Task statement ->
Where a line holds the word "React", copy that line.

--- Start of Data ---

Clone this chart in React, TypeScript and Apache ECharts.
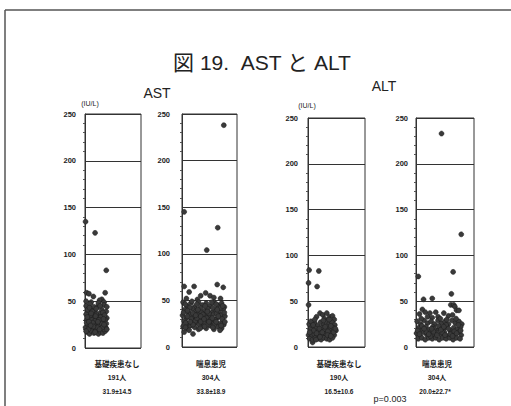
import React, { useEffect, useRef } from "react";
import * as echarts from "echarts";

const yTicks = [0, 50, 100, 150, 200, 250];
const groupLabels = ["基礎疾患なし", "喘息患児", "基礎疾患なし", "喘息患児"];
const countLabels = ["191人", "304人", "190人", "304人"];
const statLabels = ["31.9±14.5", "33.8±18.9", "16.5±10.6", "20.0±22.7*"];
const pValue = "p=0.003";

// [jitter position 0..10, value IU/L]
const astNone = [
  [0.1,135],[1.8,123],[3.8,83],[3.6,59],[0.3,59],[0.7,58],[1.5,55],[3.0,52],[2.6,51],[0.2,50],[3.4,49],[1.1,49],
  [0.2,45],[0.6,38],[1.0,42],[1.4,35],[1.8,40],[2.2,44],[2.6,37],[3.0,41],[3.4,46],[3.8,39],
  [0.3,30],[0.7,33],[1.1,28],[1.5,31],[1.9,26],[2.3,33],[2.7,29],[3.1,34],[3.5,27],[3.9,32],
  [0.1,22],[0.5,25],[0.9,20],[1.3,24],[1.7,21],[2.1,27],[2.5,23],[2.9,19],[3.3,24],[3.7,22],
  [0.4,17],[0.8,15],[1.2,18],[1.6,16],[2.0,19],[2.4,15],[2.8,17],[3.2,16],[3.6,18],
  [0.2,36],[0.9,47],[1.6,44],[2.4,48],[3.2,38],[3.9,44],[0.5,41],[1.2,30],[2.0,36],[2.8,33],[3.6,30],
  [0.3,27],[1.0,35],[1.8,29],[2.6,25],[3.4,20],[0.6,20],[1.4,27],[2.2,22],[3.0,26],[3.8,26],
  [0.8,43],[1.3,39],[2.0,42],[2.7,45],[3.5,35],[0.4,33],[1.1,37],[1.9,34],[2.5,30],[3.3,31],
  [0.7,28],[1.5,23],[2.3,28],[3.1,22],[3.9,20],[0.2,18],[1.0,24],[1.8,17],[2.6,20],[3.4,25],
];

const astAsthma = [
  [7.6,238],[0.4,145],[6.5,128],[4.5,104],
  [0.4,65],[2.2,65],[6.4,67],[7.5,64],[1.3,59],[3.4,55],[4.3,58],[5.1,55],[0.8,52],[2.8,51],[5.8,53],[7.0,52],
  [0.2,48],[0.9,44],[1.6,47],[2.3,43],[3.0,48],[3.7,45],[4.4,47],[5.1,44],[5.8,48],[6.5,45],[7.2,47],[7.7,43],
  [0.5,40],[1.2,37],[1.9,41],[2.6,38],[3.3,42],[4.0,39],[4.7,41],[5.4,37],[6.1,40],[6.8,38],[7.5,41],
  [0.1,34],[0.8,31],[1.5,35],[2.2,32],[2.9,35],[3.6,31],[4.3,34],[5.0,32],[5.7,35],[6.4,31],[7.1,34],[7.8,33],
  [0.4,28],[1.1,25],[1.8,29],[2.5,26],[3.2,29],[3.9,25],[4.6,28],[5.3,26],[6.0,29],[6.7,25],[7.4,28],
  [0.2,22],[0.9,20],[1.6,23],[2.3,21],[3.0,19],[3.7,22],[4.4,20],[5.1,23],[5.8,19],[6.5,22],[7.2,20],
  [0.6,46],[1.4,42],[2.0,36],[2.7,46],[3.5,37],[4.2,44],[4.9,36],[5.6,42],[6.3,36],[7.0,42],[7.7,37],
  [0.3,37],[1.0,33],[1.7,30],[2.4,28],[3.1,24],[3.8,35],[4.5,31],[5.2,29],[5.9,24],[6.6,33],[7.3,30],
  [0.7,26],[1.3,18],[2.0,24],[2.7,31],[3.4,27],[4.1,22],[4.8,25],[5.5,31],[6.2,27],[6.9,18],[7.6,24],
  [0.4,16],[2.0,14],[1.0,39],[2.9,40],[4.6,38],[6.2,46],[7.4,44],[3.4,33],[5.4,48],[1.8,49],
  [0.6,21],[1.5,27],[2.5,34],[3.3,20],[4.0,30],[4.9,27],[5.6,21],[6.4,40],[7.1,23],[7.8,27],
];

const altNone = [
  [0.2,84],[1.9,83],[0.1,70],[1.6,66],[0.1,46],[0.8,5],
  [2.1,37],[2.6,35],[3.3,37],[3.8,33],[4.3,34],[1.5,33],[2.9,31],[4.6,30],
  [0.2,25],[0.7,22],[1.2,26],[1.7,23],[2.2,27],[2.7,24],[3.2,28],[3.7,25],[4.2,27],[4.7,24],
  [0.4,19],[0.9,16],[1.4,20],[1.9,17],[2.4,21],[2.9,18],[3.4,22],[3.9,19],[4.4,21],[4.9,18],
  [0.1,13],[0.6,11],[1.1,14],[1.6,12],[2.1,15],[2.6,12],[3.1,14],[3.6,11],[4.1,15],[4.6,13],
  [0.3,9],[0.8,8],[1.3,10],[1.8,9],[2.3,8],[2.8,10],[3.3,9],[3.8,8],[4.3,10],
  [0.5,28],[1.0,18],[1.5,15],[2.0,20],[2.5,16],[3.0,22],[3.5,17],[4.0,23],[4.5,16],
  [0.3,16],[0.9,24],[1.4,8],[2.1,11],[2.7,29],[3.4,13],[4.0,12],[4.8,20],[1.2,30],[3.7,30],
];

const altAsthma = [
  [4.4,233],[7.8,123],[6.4,82],[0.4,77],[6.1,58],[2.8,53],[1.3,52],[6.0,46],[6.5,46],[6.7,44],[7.0,40],[7.4,40],
  [1.1,41],[1.6,38],[2.4,37],[3.4,38],[4.8,37],[0.6,36],[2.0,33],[2.8,32],[3.8,33],[5.6,34],[6.3,35],
  [0.2,28],[0.8,25],[1.4,29],[2.0,26],[2.6,28],[3.2,25],[3.8,29],[4.4,26],[5.0,28],[5.6,25],[6.2,29],[6.8,26],[7.4,28],[7.9,25],
  [0.5,21],[1.1,18],[1.7,22],[2.3,19],[2.9,22],[3.5,18],[4.1,21],[4.7,19],[5.3,22],[5.9,18],[6.5,21],[7.1,19],[7.7,22],
  [0.1,15],[0.7,12],[1.3,16],[1.9,13],[2.5,16],[3.1,12],[3.7,15],[4.3,13],[4.9,16],[5.5,12],[6.1,15],[6.7,13],[7.3,16],[7.8,13],
  [0.4,9],[1.0,10],[1.6,8],[2.2,10],[2.8,9],[3.4,10],[4.0,8],[4.6,10],[5.2,9],[5.8,10],[6.4,8],[7.0,10],[7.6,9],
  [0.3,18],[1.0,23],[1.8,16],[2.5,12],[3.1,20],[3.9,23],[4.5,16],[5.2,24],[5.9,14],[6.6,17],[7.3,24],[0.9,31],[4.2,31],[5.3,30],[6.9,31],
  [0.6,14],[1.4,20],[2.2,14],[3.0,17],[3.6,13],[4.3,19],[5.0,13],[5.6,20],[6.3,12],[7.0,15],[7.7,18],[2.7,20],[4.8,22],
];

const panelData = [astNone, astAsthma, altNone, altAsthma];

export default function App() {
  const ref = useRef<HTMLDivElement>(null);
  useEffect(() => {
    if (!ref.current) return;
    const chart = echarts.init(ref.current, null, { renderer: "svg" });
    const grids = [
      { left: 85, top: 114, width: 56, height: 234, labelMargin: 9, cx: 117 },
      { left: 182, top: 114, width: 55, height: 233, labelMargin: 12, cx: 211 },
      { left: 308, top: 118, width: 57, height: 229, labelMargin: 10, cx: 339 },
      { left: 416, top: 118, width: 58, height: 229, labelMargin: 8, cx: 437 },
    ];
    const latin = "Liberation Sans";
    const cjk = "Liberation Sans, Noto Sans CJK JP";
    const texts: any[] = [];
    grids.forEach((g, i) => {
      texts.push(
        { type: "text", x: g.cx, y: 363, style: { text: groupLabels[i], fontFamily: "Noto Sans CJK JP", fontWeight: "bold", fontSize: 7.5, fill: "#222", textAlign: "center", textVerticalAlign: "middle" } },
        { type: "text", x: g.cx, y: 377, style: { text: countLabels[i], fontFamily: cjk, fontWeight: "bold", fontSize: 7, fill: "#222", textAlign: "center", textVerticalAlign: "middle" } },
        { type: "text", x: g.cx - (i === 3 ? 2 : 0), y: 391.5, style: { text: statLabels[i], fontFamily: latin, fontWeight: "bold", fontSize: 6.5, fill: "#222", textAlign: "center", textVerticalAlign: "middle" } }
      );
    });
    chart.setOption({
      animation: false,
      backgroundColor: "#fff",
      grid: grids.map((g) => ({ left: g.left, top: g.top, width: g.width, height: g.height, show: true, borderColor: "#333", borderWidth: 1, backgroundColor: "transparent" })),
      xAxis: grids.map((_, i) => ({ type: "value", gridIndex: i, min: 0, max: 10, show: false })),
      yAxis: grids.map((g, i) => ({
        type: "value",
        gridIndex: i,
        min: yTicks[0],
        max: yTicks[yTicks.length - 1],
        interval: 50,
        axisLine: { show: true, lineStyle: { color: "#333", width: 1 } },
        axisTick: { show: false },
        minorTick: { show: true, splitNumber: 5, length: 2, lineStyle: { color: "#555" } },
        axisLabel: { margin: g.labelMargin, fontFamily: latin, fontWeight: "bold", fontSize: 7.5, color: "#222" },
        splitLine: { show: true, lineStyle: { color: "#333", width: 1, type: "solid" } },
      })),
      series: panelData.map((d, i) => ({
        type: "scatter",
        xAxisIndex: i,
        yAxisIndex: i,
        data: d,
        symbolSize: 5,
        itemStyle: { color: "#3a3a3a", borderColor: "#1a1a1a", borderWidth: 0.5, opacity: 1 },
      })),
      graphic: [
        { type: "line", shape: { x1: 5, y1: 10, x2: 511, y2: 10 }, style: { stroke: "#555", lineWidth: 1.5 } },
        { type: "line", shape: { x1: 5, y1: 10, x2: 5, y2: 406 }, style: { stroke: "#555", lineWidth: 1.5 } },
        { type: "text", x: 262, y: 62, style: { text: "図 19.  AST と ALT", fontFamily: cjk, fontSize: 21, fill: "#222", textAlign: "center", textVerticalAlign: "middle" } },
        { type: "text", x: 157, y: 93, style: { text: "AST", fontFamily: latin, fontSize: 14, fill: "#222", textAlign: "center", textVerticalAlign: "middle" } },
        { type: "text", x: 384, y: 86, style: { text: "ALT", fontFamily: latin, fontSize: 14, fill: "#222", textAlign: "center", textVerticalAlign: "middle" } },
        { type: "text", x: 90, y: 103, style: { text: "(IU/L)", fontFamily: latin, fontSize: 7, fill: "#222", textAlign: "center", textVerticalAlign: "middle" } },
        { type: "text", x: 307, y: 105, style: { text: "(IU/L)", fontFamily: latin, fontSize: 7, fill: "#222", textAlign: "center", textVerticalAlign: "middle" } },
        { type: "text", x: 390, y: 399, style: { text: pValue, fontFamily: latin, fontSize: 9, fill: "#222", textAlign: "center", textVerticalAlign: "middle" } },
        ...texts,
      ],
    });
    return () => chart.dispose();
  }, []);
  return <div ref={ref} style={{ position: "fixed", left: 0, top: 0, width: 511, height: 406, background: "#fff" }} />;
}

--- End of Data ---

Output of the task ->
Clone this chart in React, TypeScript and Apache ECharts.
import React, { useEffect, useRef } from "react";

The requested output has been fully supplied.